• **Aim**: Transcribe the listing in full, excluding any pictures.

• **Given data**:
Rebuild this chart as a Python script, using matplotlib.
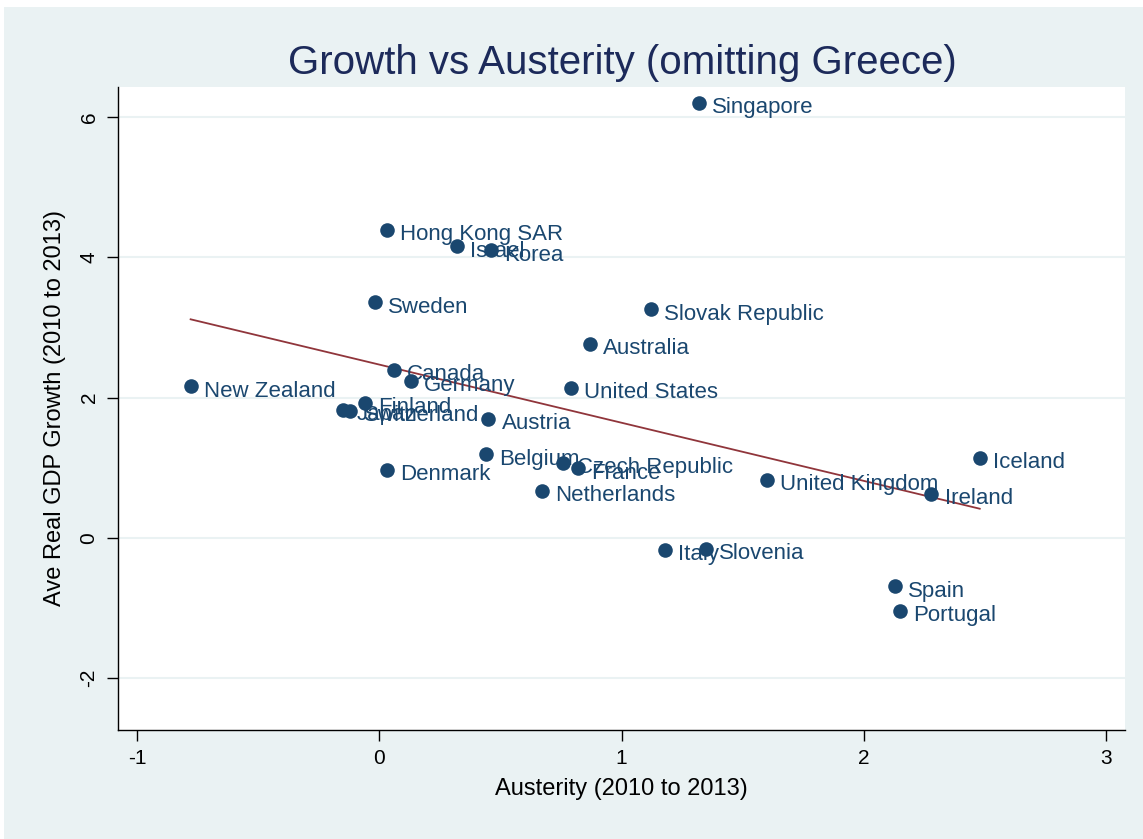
import matplotlib
matplotlib.use("Agg")
import matplotlib.pyplot as plt
from matplotlib import font_manager
from matplotlib.patches import Rectangle
import numpy as np

countries = ["Singapore", "Hong Kong SAR", "Israel", "Korea", "Sweden",
             "Slovak Republic", "Australia", "Canada", "Germany", "New Zealand",
             "United States", "Finland", "Japan", "Switzerland", "Austria",
             "Denmark", "Belgium", "Czech Republic", "France", "Netherlands",
             "United Kingdom", "Iceland", "Ireland", "Italy", "Slovenia",
             "Spain", "Portugal"]
austerity = [1.32, 0.03, 0.32, 0.46, -0.02,
             1.12, 0.87, 0.06, 0.13, -0.78,
             0.79, -0.06, -0.15, -0.12, 0.45,
             0.03, 0.44, 0.76, 0.82, 0.67,
             1.60, 2.48, 2.28, 1.18, 1.35,
             2.13, 2.15]
growth = [6.20, 4.39, 4.16, 4.10, 3.36,
          3.26, 2.77, 2.40, 2.24, 2.16,
          2.14, 1.93, 1.83, 1.81, 1.70,
          0.97, 1.19, 1.07, 0.99, 0.67,
          0.83, 1.14, 0.63, -0.17, -0.16,
          -0.69, -1.04]

navy = "#1a476f"
maroon = "#90353b"
bg = "#eaf2f3"

names = {f.name for f in font_manager.fontManager.ttflist}
narrow = "Liberation Sans Narrow" if "Liberation Sans Narrow" in names else "Liberation Sans"
plt.rcParams["font.family"] = "Liberation Sans"
plt.rcParams["axes.unicode_minus"] = False

fig = plt.figure(figsize=(11.43, 8.39), dpi=100, facecolor="white")
fig.patches.append(Rectangle((4 / 1143, 0), 1, 1 - 7 / 839, transform=fig.transFigure,
                             facecolor=bg, edgecolor="none", zorder=-10))
ax = fig.add_axes([118 / 1143, 1 - 730 / 839, (1125 - 118) / 1143, (730 - 87) / 839])
ax.set_facecolor("white")

x = np.array(austerity)
y = np.array(growth)
slope, icpt = np.polyfit(x, y, 1)
xs = np.array([x.min(), x.max()])
ax.plot(xs, icpt + slope * xs, color=maroon, lw=1.3, zorder=2)

ax.scatter(x, y, s=110, color=navy, zorder=3, linewidths=0)
for name, a, g in zip(countries, austerity, growth):
    ax.annotate(name, (a, g), xytext=(9.5, -3.5), textcoords="offset points",
                ha="left", va="center", fontsize=16, color=navy, zorder=4)

ax.set_xlim(-1.08, 3.08)
ax.set_ylim(-2.74, 6.43)
ax.set_xticks([-1, 0, 1, 2, 3])
ax.set_yticks([-2, 0, 2, 4, 6])
ax.grid(axis="y", color=bg, lw=1.5)
ax.set_axisbelow(True)
for s in ["top", "right"]:
    ax.spines[s].set_visible(False)
ax.spines["left"].set_linewidth(1)
ax.spines["bottom"].set_linewidth(1)
ax.tick_params(direction="out", length=8, width=1, labelsize=15, pad=6)
for lab in ax.get_xticklabels() + ax.get_yticklabels():
    lab.set_family(narrow)
for lab in ax.get_yticklabels():
    lab.set_rotation(90)
    lab.set_va("center")

ax.set_xlabel("Austerity (2010 to 2013)", fontsize=17, family=narrow, labelpad=7)
ax.set_ylabel("Ave Real GDP Growth (2010 to 2013)", fontsize=17, family=narrow, labelpad=10)
fig.text(0.5442, 1 - 63 / 839, "Growth vs Austerity (omitting Greece)", ha="center",
         va="center", fontsize=29, color="#1c2a5a")

fig.savefig("out.png", dpi=100, facecolor=fig.get_facecolor())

• **Solution to this problem**:
Rebuild this chart as a Python script, using matplotlib.
import matplotlib
matplotlib.use("Agg")
import matplotlib.pyplot as plt
from matplotlib import font_manager
from matplotlib.patches import Rectangle
import numpy as np

countries = ["Singapore", "Hong Kong SAR", "Israel", "Korea", "Sweden",
             "Slovak Republic", "Australia", "Canada", "Germany", "New Zealand",
             "United States", "Finland", "Japan", "Switzerland", "Austria",
             "Denmark", "Belgium", "Czech Republic", "France", "Netherlands",
             "United Kingdom", "Iceland", "Ireland", "Italy", "Slovenia",
             "Spain", "Portugal"]
austerity = [1.32, 0.03, 0.32, 0.46, -0.02,
             1.12, 0.87, 0.06, 0.13, -0.78,
             0.79, -0.06, -0.15, -0.12, 0.45,
             0.03, 0.44, 0.76, 0.82, 0.67,
             1.60, 2.48, 2.28, 1.18, 1.35,
             2.13, 2.15]
growth = [6.20, 4.39, 4.16, 4.10, 3.36,
          3.26, 2.77, 2.40, 2.24, 2.16,
          2.14, 1.93, 1.83, 1.81, 1.70,
          0.97, 1.19, 1.07, 0.99, 0.67,
          0.83, 1.14, 0.63, -0.17, -0.16,
          -0.69, -1.04]

navy = "#1a476f"
maroon = "#90353b"
bg = "#eaf2f3"

names = {f.name for f in font_manager.fontManager.ttflist}
narrow = "Liberation Sans Narrow" if "Liberation Sans Narrow" in names else "Liberation Sans"
plt.rcParams["font.family"] = "Liberation Sans"
plt.rcParams["axes.unicode_minus"] = False

fig = plt.figure(figsize=(11.43, 8.39), dpi=100, facecolor="white")
fig.patches.append(Rectangle((4 / 1143, 0), 1, 1 - 7 / 839, transform=fig.transFigure,
                             facecolor=bg, edgecolor="none", zorder=-10))
ax = fig.add_axes([118 / 1143, 1 - 730 / 839, (1125 - 118) / 1143, (730 - 87) / 839])
ax.set_facecolor("white")

x = np.array(austerity)
y = np.array(growth)
slope, icpt = np.polyfit(x, y, 1)
xs = np.array([x.min(), x.max()])
ax.plot(xs, icpt + slope * xs, color=maroon, lw=1.3, zorder=2)

ax.scatter(x, y, s=110, color=navy, zorder=3, linewidths=0)
for name, a, g in zip(countries, austerity, growth):
    ax.annotate(name, (a, g), xytext=(9.5, -3.5), textcoords="offset points",
                ha="left", va="center", fontsize=16, color=navy, zorder=4)

ax.set_xlim(-1.08, 3.08)
ax.set_ylim(-2.74, 6.43)
ax.set_xticks([-1, 0, 1, 2, 3])
ax.set_yticks([-2, 0, 2, 4, 6])
ax.grid(axis="y", color=bg, lw=1.5)
ax.set_axisbelow(True)
for s in ["top", "right"]:
    ax.spines[s].set_visible(False)
ax.spines["left"].set_linewidth(1)
ax.spines["bottom"].set_linewidth(1)
ax.tick_params(direction="out", length=8, width=1, labelsize=15, pad=6)
for lab in ax.get_xticklabels() + ax.get_yticklabels():
    lab.set_family(narrow)
for lab in ax.get_yticklabels():
    lab.set_rotation(90)
    lab.set_va("center")

ax.set_xlabel("Austerity (2010 to 2013)", fontsize=17, family=narrow, labelpad=7)
ax.set_ylabel("Ave Real GDP Growth (2010 to 2013)", fontsize=17, family=narrow, labelpad=10)
fig.text(0.5442, 1 - 63 / 839, "Growth vs Austerity (omitting Greece)", ha="center",
         va="center", fontsize=29, color="#1c2a5a")

fig.savefig("out.png", dpi=100, facecolor=fig.get_facecolor())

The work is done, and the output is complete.